Your inquiry states that other firm attorneys and firm clients "may appear before the [C]ounty [C]omission and conduct business with the [C]ounty." We do not read the underscored portion (our emphasis) of the statement to mean that clients of the firm will be selling goods or services to, or otherwise "doing business with," the County within the meaning of the first part of Section 112.313(7)(a), Florida Statutes, as we read your inquiry to focus on the second part of Section 112.313(7)(a). Instead, we read the underscored portion to refer to appearances before or discussions with the County Commission or County personnel. Also, we do not read your inquiry to present the question of whether a "regulatory" conflict of interest exists for the Commissioner under the first part of the statute.

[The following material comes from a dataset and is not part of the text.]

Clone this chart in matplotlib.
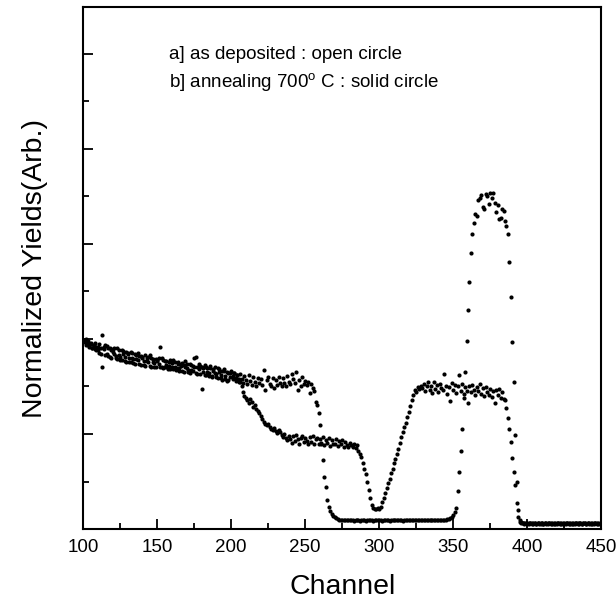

The Commissioner's position with the firm as set forth in the inquiry appears to us to be like the employee-member of the firm in CEO 07-13, rather than an "of counsel" relationship. However, assuming arguendo that his position is "of counsel," such that he would not hold a contractual relationship with every client of the firm (see CEO 03-7), our finding herein also is grounded in our reasoning (see CEO 96-1) which recognizes an "of counsel" attorney's duty of loyalty to the firm and the firm's clients.
CEO 03-7 and CEO 76-142, also cited in your inquiry, have not been overlooked by us. However, neither opinion concerns the second part of Section 112.313(7)(a), the portion of the prohibition at issue regarding the Commissioner. While the "of counsel" status of a city council member/attorney negated some conflicts in CEO 03-7, the facts of the inquiry did not involve the member's firm's representation before the city council. And, assuming arguendo that the "legislative body" exemption of Section 112.313(7)(a)2, Florida Statutes, would apply to officers other than members of the Florida Legislature, it would not apply to conflicts arising under the second part of Section 112.313(7)(a). See CEO 03-3 and opinions cited therein.
However, we find that a prohibited conflict under Section 112.313(7)(a) would not be created for the Commissioner due to representation by other members of his law firm before County boards other than the County Commission. These representations should be reported on CE Form 2 (Quarterly Client Disclosure); and the Commissioner should contact The Florida Bar regarding such representations. See CEO 07-13 (Question 2).